Hydrothermal fenton oxidation for sustainable degradation of bioplastics, PLA, PBAT, PHA, and PBS

The global production of bioplastics (BPs) continues to rise owing to their perceived environmental advantages; however, their end-of-life management pathway remains uncertain. The present study investigated the combination of hydrothermal conditions with the Fenton reaction (hydrothermal Fenton reaction - HFR), reinforcing the effective oxidation of BPs such as Polylactic acid (PLA), Polybutylene adipate-co-terephthalate (PBAT), Polyhydroxyalkanoate (PHA), and Polybutylene succinate (PBS). There was observed to be the weight loss of 85.37%, 80.19%, 93.54% and 89.09%, respectively. Quenching study suggests that hydroxyl radical (•OH) mediated oxidation and ester bond hydrolysis under hydrothermal conditions act synergistically to drive the degradation of BPs. SEM morphologies confirm that the polymer surfaces have deteriorated significantly.
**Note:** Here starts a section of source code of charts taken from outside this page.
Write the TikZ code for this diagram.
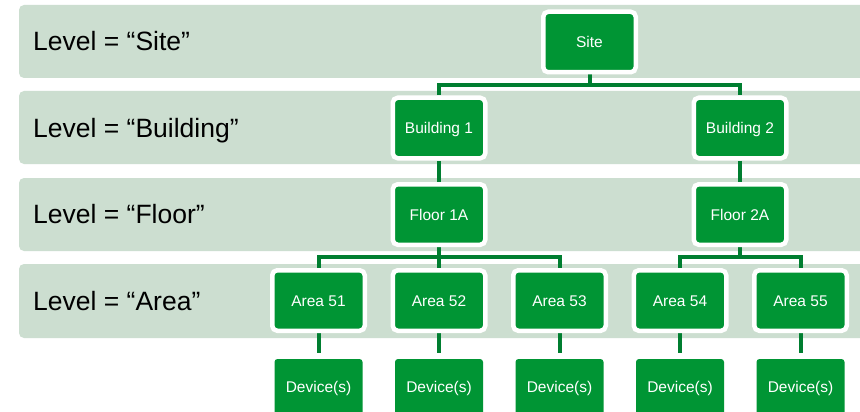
\documentclass[tikz,border=0pt]{standalone}
\usepackage{fontspec}
\setmainfont{Liberation Sans}
\definecolor{bandgreen}{RGB}{204,222,208}
\definecolor{boxgreen}{RGB}{0,149,52}
\definecolor{linegreen}{RGB}{0,126,48}
\pgfdeclarelayer{bands}
\pgfdeclarelayer{lines}
\pgfsetlayers{bands,lines,main}
\begin{document}
\begin{tikzpicture}[x=1pt,y=-1pt,
  box/.style={fill=boxgreen, draw=white, line width=4.5pt, rounded corners=5pt,
    minimum width=92.5pt, minimum height=60.5pt, inner sep=0pt, text=white,
    font=\fontsize{15.5}{18}\selectfont, text height=11.1pt, text depth=0pt},
  devbox/.style={fill=boxgreen, rounded corners=3pt,
    minimum width=88pt, minimum height=56pt, inner sep=0pt, text=white,
    font=\fontsize{15.5}{18}\selectfont, text height=11.1pt, text depth=0pt},
  band/.style={fill=bandgreen, rounded corners=5pt},
  lvl/.style={anchor=base west, inner sep=0pt, text=black,
    font=\fontsize{26.5}{30}\selectfont},
  conn/.style={draw=linegreen, line width=4pt}]
\clip (0,0) rectangle (860,412);
\useasboundingbox (0,0) rectangle (860,412);

\begin{pgfonlayer}{bands}
\fill[white] (0,0) rectangle (860,412);
\fill[band] (19,5) rectangle (880,78);
\fill[band] (19,91) rectangle (880,164);
\fill[band] (19,178) rectangle (880,251);
\fill[band] (19,264) rectangle (880,338);
\end{pgfonlayer}

\node[lvl] (l1) at (33,51) {Level = “Site”};
\node[lvl] (l2) at (33,137) {Level = “Building”};
\node[lvl] (l3) at (33,223.5) {Level = “Floor”};
\node[lvl] (l4) at (33,310) {Level = “Area”};

\node[box] (site) at (589.5,42) {Site};
\node[box] (b1) at (439,128) {Building 1};
\node[box] (b2) at (740,128) {Building 2};
\node[box] (f1) at (439,214.5) {Floor 1A};
\node[box] (f2) at (740,214.5) {Floor 2A};
\node[box] (a51) at (318.5,300.5) {Area 51};
\node[box] (a52) at (439,300.5) {Area 52};
\node[box] (a53) at (559.5,300.5) {Area 53};
\node[box] (a54) at (680,300.5) {Area 54};
\node[box] (a55) at (800.5,300.5) {Area 55};
\node[devbox] (d51) at (318.5,387) {Device(s)};
\node[devbox] (d52) at (439,387) {Device(s)};
\node[devbox] (d53) at (559.5,387) {Device(s)};
\node[devbox] (d54) at (680,387) {Device(s)};
\node[devbox] (d55) at (800.5,387) {Device(s)};

\coordinate (j1) at (589.5,85);
\coordinate (j2) at (439,257);
\coordinate (j3) at (740,257);

\begin{pgfonlayer}{lines}
\draw[conn] (site) -- (j1);
\draw[conn] (b1) |- (j1) -| (b2);
\draw[conn] (b1) -- (f1);
\draw[conn] (b2) -- (f2);
\draw[conn] (f1) -- (j2);
\draw[conn] (a51) |- (j2) -| (a53);
\draw[conn] (j2) -- (a52);
\draw[conn] (f2) -- (j3);
\draw[conn] (a54) |- (j3) -| (a55);
\draw[conn, shorten >=6pt] (a51) -- (d51);
\draw[conn, shorten >=6pt] (a52) -- (d52);
\draw[conn, shorten >=6pt] (a53) -- (d53);
\draw[conn, shorten >=6pt] (a54) -- (d54);
\draw[conn, shorten >=6pt] (a55) -- (d55);
\end{pgfonlayer}
\end{tikzpicture}
\end{document}
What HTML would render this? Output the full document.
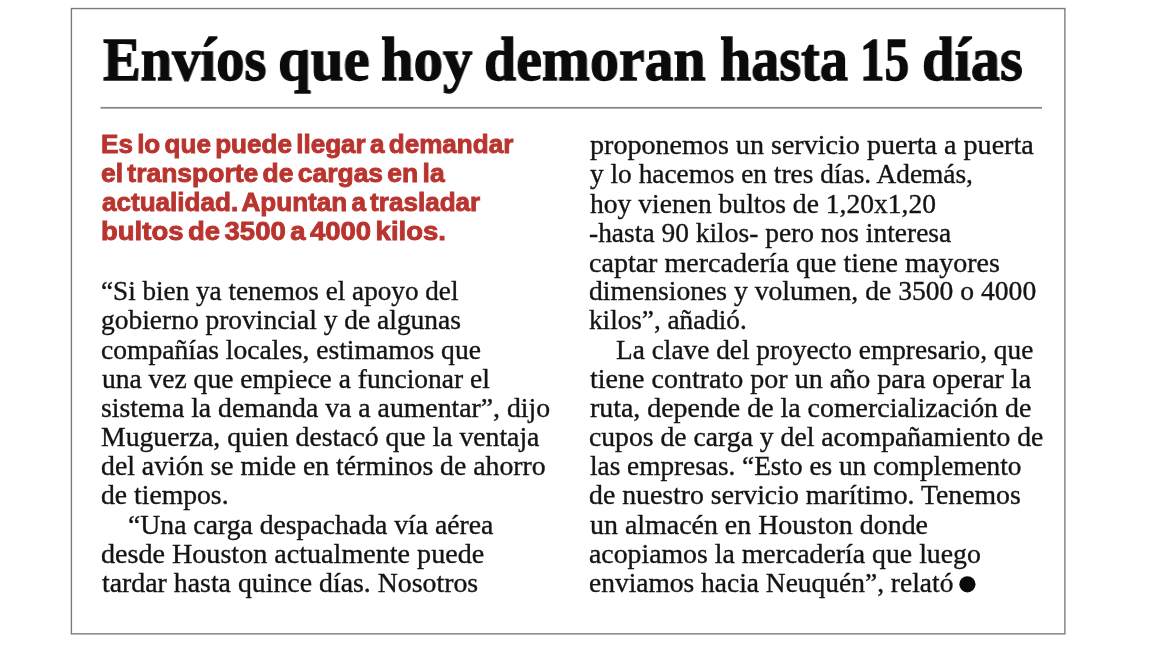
<!DOCTYPE html>
<html><head><meta charset="utf-8">
<style>
html,body{margin:0;padding:0;background:#fff;}
body{width:1170px;height:658px;position:relative;overflow:hidden;}
.L{position:absolute;white-space:nowrap;transform-origin:0 0;will-change:transform;}
.h{font-family:"Liberation Serif",serif;font-weight:bold;font-size:62px;line-height:80px;height:80px;word-spacing:-5px;color:#0b0b0b;-webkit-text-stroke:1.3px #0b0b0b;}
.d{font-family:"Liberation Sans",sans-serif;font-weight:bold;font-size:26px;line-height:30px;height:30px;word-spacing:-3px;color:#ba342f;-webkit-text-stroke:0.9px #ba342f;}
.b{font-family:"Liberation Serif",serif;font-size:27px;line-height:30px;height:30px;color:#141414;-webkit-text-stroke:0.35px #141414;}
svg{position:absolute;left:0;top:0;}
</style></head><body>
<svg width="1170" height="658" viewBox="0 0 1170 658">
<rect x="71.4" y="8.55" width="993.5" height="625.3" fill="none" stroke="#7c7c7c" stroke-width="1.4"/>
<rect x="100.5" y="106.9" width="941.5" height="1.8" fill="#8a8a8a"/>
<circle cx="967.4" cy="584.3" r="8.1" fill="#0a0a0a"/>
</svg>

<div class="L h" style="left:102.72px;top:19.30px;transform:scaleX(0.9126)">Envíos</div>
<div class="L h" style="left:277.97px;top:19.30px;transform:scaleX(0.9491)">que</div>
<div class="L h" style="left:381.47px;top:19.30px;transform:scaleX(0.9466)">hoy</div>
<div class="L h" style="left:484.10px;top:19.30px;transform:scaleX(0.9323)">demoran</div>
<div class="L h" style="left:720.03px;top:19.30px;transform:scaleX(0.9055)">hasta</div>
<div class="L h" style="left:859.91px;top:19.30px;transform:scaleX(0.7927)">15</div>
<div class="L h" style="left:922.11px;top:19.30px;transform:scaleX(0.9430)">días</div>
<div class="L d" style="left:101.49px;top:128.60px;transform:scaleX(1.0029)">Es lo que puede llegar a demandar</div>
<div class="L d" style="left:101.46px;top:157.80px;transform:scaleX(1.0179)">el transporte de cargas en la</div>
<div class="L d" style="left:101.50px;top:187.30px;transform:scaleX(1.0027)">actualidad. Apuntan a trasladar</div>
<div class="L d" style="left:101.41px;top:215.90px;transform:scaleX(1.0579)">bultos de 3500 a 4000 kilos.</div>
<div class="L b" style="left:101.29px;top:275.90px;transform:scaleX(1.0057)">“Si bien ya tenemos el apoyo del</div>
<div class="L b" style="left:101.26px;top:305.26px;transform:scaleX(1.0171)">gobierno provincial y de algunas</div>
<div class="L b" style="left:101.28px;top:334.62px;transform:scaleX(1.0216)">compañías locales, estimamos que</div>
<div class="L b" style="left:102.28px;top:363.98px;transform:scaleX(1.0186)">una vez que empiece a funcionar el</div>
<div class="L b" style="left:101.27px;top:393.34px;transform:scaleX(1.0276)">sistema la demanda va a aumentar”, dijo</div>
<div class="L b" style="left:101.27px;top:421.70px;transform:scaleX(1.0259)">Muguerza, quien destacó que la ventaja</div>
<div class="L b" style="left:101.27px;top:451.06px;transform:scaleX(1.0279)">del avión se mide en términos de ahorro</div>
<div class="L b" style="left:101.28px;top:480.42px;transform:scaleX(1.0247)">de tiempos.</div>
<div class="L b" style="left:128.17px;top:509.78px;transform:scaleX(1.0255)">“Una carga despachada vía aérea</div>
<div class="L b" style="left:101.26px;top:539.14px;transform:scaleX(1.0409)">desde Houston actualmente puede</div>
<div class="L b" style="left:102.26px;top:567.50px;transform:scaleX(1.0302)">tardar hasta quince días. Nosotros</div>
<div class="L b" style="left:590.16px;top:130.10px;transform:scaleX(1.0401)">proponemos un servicio puerta a puerta</div>
<div class="L b" style="left:590.18px;top:159.46px;transform:scaleX(1.0133)">y lo hacemos en tres días. Además,</div>
<div class="L b" style="left:590.17px;top:188.82px;transform:scaleX(1.0208)">hoy vienen bultos de 1,20x1,20</div>
<div class="L b" style="left:589.18px;top:218.18px;transform:scaleX(1.0170)">-hasta 90 kilos- pero nos interesa</div>
<div class="L b" style="left:589.16px;top:247.54px;transform:scaleX(1.0381)">captar mercadería que tiene mayores</div>
<div class="L b" style="left:589.18px;top:275.90px;transform:scaleX(1.0229)">dimensiones y volumen, de 3500 o 4000</div>
<div class="L b" style="left:589.19px;top:305.26px;transform:scaleX(1.0066)">kilos”, añadió.</div>
<div class="L b" style="left:616.39px;top:334.62px;transform:scaleX(1.0122)">La clave del proyecto empresario, que</div>
<div class="L b" style="left:590.16px;top:363.98px;transform:scaleX(1.0379)">tiene contrato por un año para operar la</div>
<div class="L b" style="left:590.17px;top:393.34px;transform:scaleX(1.0329)">ruta, depende de la comercialización de</div>
<div class="L b" style="left:589.18px;top:421.70px;transform:scaleX(1.0249)">cupos de carga y del acompañamiento de</div>
<div class="L b" style="left:590.19px;top:451.06px;transform:scaleX(1.0094)">las empresas. “Esto es un complemento</div>
<div class="L b" style="left:589.17px;top:480.42px;transform:scaleX(1.0287)">de nuestro servicio marítimo. Tenemos</div>
<div class="L b" style="left:590.16px;top:509.78px;transform:scaleX(1.0339)">un almacén en Houston donde</div>
<div class="L b" style="left:589.17px;top:539.14px;transform:scaleX(1.0290)">acopiamos la mercadería que luego</div>
<div class="L b" style="left:589.18px;top:567.50px;transform:scaleX(1.0168)">enviamos hacia Neuquén”, relató</div>
</body></html>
The DSC results confirm that HFR promotes chain scission followed by secondary crystallization, yielding a material with reduced melting stability but enhanced crystallization behavior. Hence, HFR will stipulate a background for further exploration to resolve the plastic pollution in the ecosystem, and ultimately it will address the United Nations Sustainability Goals (SDG 12 - Responsible Consumption and Production and SDG 14 - Life Below Water).